▸ **WRITTEN EXERCISE**
Make an exact copy of the lines, leaving the pictures out.

▸ **INFORMATION SHOWN**
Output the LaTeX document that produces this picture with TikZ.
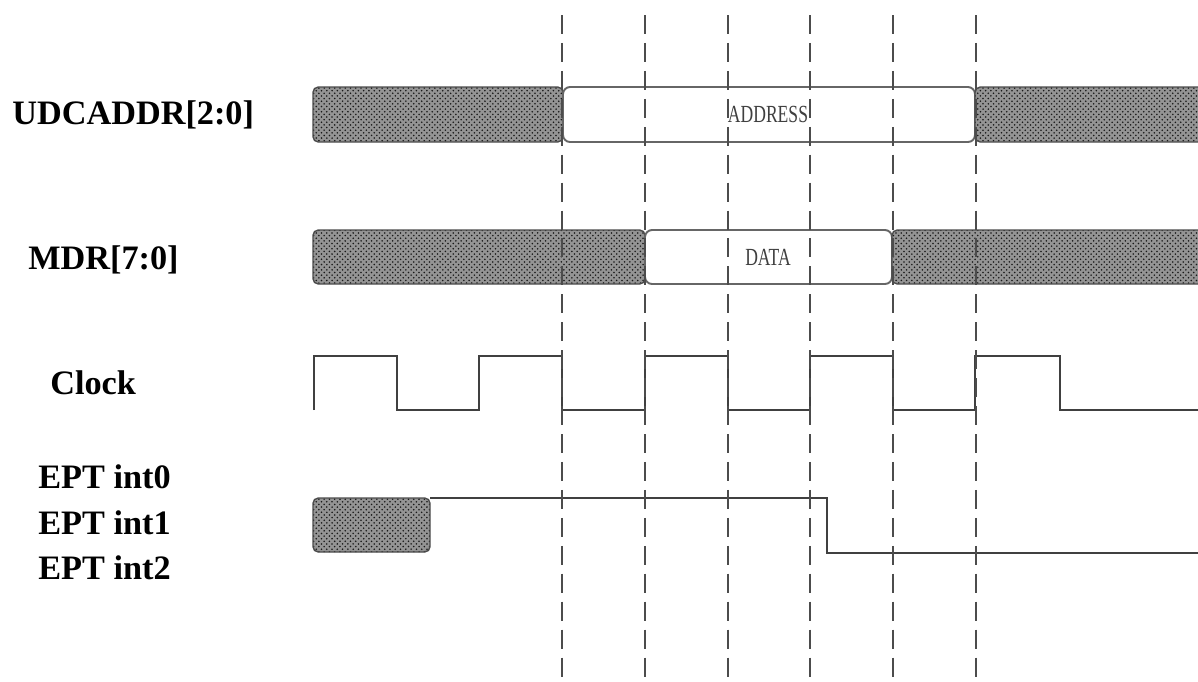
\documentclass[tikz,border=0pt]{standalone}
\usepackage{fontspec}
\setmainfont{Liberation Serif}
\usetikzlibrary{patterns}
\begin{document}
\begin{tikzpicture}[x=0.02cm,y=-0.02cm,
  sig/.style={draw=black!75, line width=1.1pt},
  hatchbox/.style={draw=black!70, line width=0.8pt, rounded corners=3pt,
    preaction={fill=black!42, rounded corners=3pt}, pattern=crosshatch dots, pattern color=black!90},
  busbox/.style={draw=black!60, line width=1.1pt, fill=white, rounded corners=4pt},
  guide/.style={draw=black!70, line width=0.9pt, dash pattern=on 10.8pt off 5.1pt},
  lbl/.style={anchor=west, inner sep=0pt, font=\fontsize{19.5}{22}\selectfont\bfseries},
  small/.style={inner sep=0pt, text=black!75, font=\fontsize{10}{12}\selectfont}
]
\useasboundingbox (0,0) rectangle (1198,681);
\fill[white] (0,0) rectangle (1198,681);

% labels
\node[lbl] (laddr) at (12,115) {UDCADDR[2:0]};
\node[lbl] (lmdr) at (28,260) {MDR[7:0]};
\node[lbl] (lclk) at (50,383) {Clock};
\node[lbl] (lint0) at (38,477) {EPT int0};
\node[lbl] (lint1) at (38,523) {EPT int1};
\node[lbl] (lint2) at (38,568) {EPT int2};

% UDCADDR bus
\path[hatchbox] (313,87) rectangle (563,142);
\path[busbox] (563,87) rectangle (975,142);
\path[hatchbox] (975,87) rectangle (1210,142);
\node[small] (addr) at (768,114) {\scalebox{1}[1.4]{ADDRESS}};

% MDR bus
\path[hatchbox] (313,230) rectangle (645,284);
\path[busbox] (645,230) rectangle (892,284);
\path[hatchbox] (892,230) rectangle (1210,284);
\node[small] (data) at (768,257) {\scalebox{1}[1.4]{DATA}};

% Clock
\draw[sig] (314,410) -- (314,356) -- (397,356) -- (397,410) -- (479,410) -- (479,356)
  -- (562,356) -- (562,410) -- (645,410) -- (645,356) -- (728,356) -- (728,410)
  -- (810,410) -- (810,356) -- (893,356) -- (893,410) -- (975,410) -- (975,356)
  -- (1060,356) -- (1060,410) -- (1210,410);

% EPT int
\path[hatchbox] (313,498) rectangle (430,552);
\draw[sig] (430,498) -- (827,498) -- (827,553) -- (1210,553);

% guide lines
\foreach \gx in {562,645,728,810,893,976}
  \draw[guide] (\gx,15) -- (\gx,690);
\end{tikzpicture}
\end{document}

▸ **EXPECTED ANSWER**
Output the LaTeX document that produces this picture with TikZ.
\documentclass[tikz,border=0pt]{standalone}
\usepackage{fontspec}
\setmainfont{Liberation Serif}
\usetikzlibrary{patterns}
\begin{document}
\begin{tikzpicture}[x=0.02cm,y=-0.02cm,
  sig/.style={draw=black!75, line width=1.1pt},
  hatchbox/.style={draw=black!70, line width=0.8pt, rounded corners=3pt,
    preaction={fill=black!42, rounded corners=3pt}, pattern=crosshatch dots, pattern color=black!90},
  busbox/.style={draw=black!60, line width=1.1pt, fill=white, rounded corners=4pt},
  guide/.style={draw=black!70, line width=0.9pt, dash pattern=on 10.8pt off 5.1pt},
  lbl/.style={anchor=west, inner sep=0pt, font=\fontsize{19.5}{22}\selectfont\bfseries},
  small/.style={inner sep=0pt, text=black!75, font=\fontsize{10}{12}\selectfont}
]
\useasboundingbox (0,0) rectangle (1198,681);
\fill[white] (0,0) rectangle (1198,681);

% labels
\node[lbl] (laddr) at (12,115) {UDCADDR[2:0]};
\node[lbl] (lmdr) at (28,260) {MDR[7:0]};
\node[lbl] (lclk) at (50,383) {Clock};
\node[lbl] (lint0) at (38,477) {EPT int0};
\node[lbl] (lint1) at (38,523) {EPT int1};
\node[lbl] (lint2) at (38,568) {EPT int2};

% UDCADDR bus
\path[hatchbox] (313,87) rectangle (563,142);
\path[busbox] (563,87) rectangle (975,142);
\path[hatchbox] (975,87) rectangle (1210,142);
\node[small] (addr) at (768,114) {\scalebox{1}[1.4]{ADDRESS}};

% MDR bus
\path[hatchbox] (313,230) rectangle (645,284);
\path[busbox] (645,230) rectangle (892,284);
\path[hatchbox] (892,230) rectangle (1210,284);
\node[small] (data) at (768,257) {\scalebox{1}[1.4]{DATA}};

% Clock
\draw[sig] (314,410) -- (314,356) -- (397,356) -- (397,410) -- (479,410) -- (479,356)
  -- (562,356) -- (562,410) -- (645,410) -- (645,356) -- (728,356) -- (728,410)
  -- (810,410) -- (810,356) -- (893,356) -- (893,410) -- (975,410) -- (975,356)
  -- (1060,356) -- (1060,410) -- (1210,410);

% EPT int
\path[hatchbox] (313,498) rectangle (430,552);
\draw[sig] (430,498) -- (827,498) -- (827,553) -- (1210,553);

% guide lines
\foreach \gx in {562,645,728,810,893,976}
  \draw[guide] (\gx,15) -- (\gx,690);
\end{tikzpicture}
\end{document}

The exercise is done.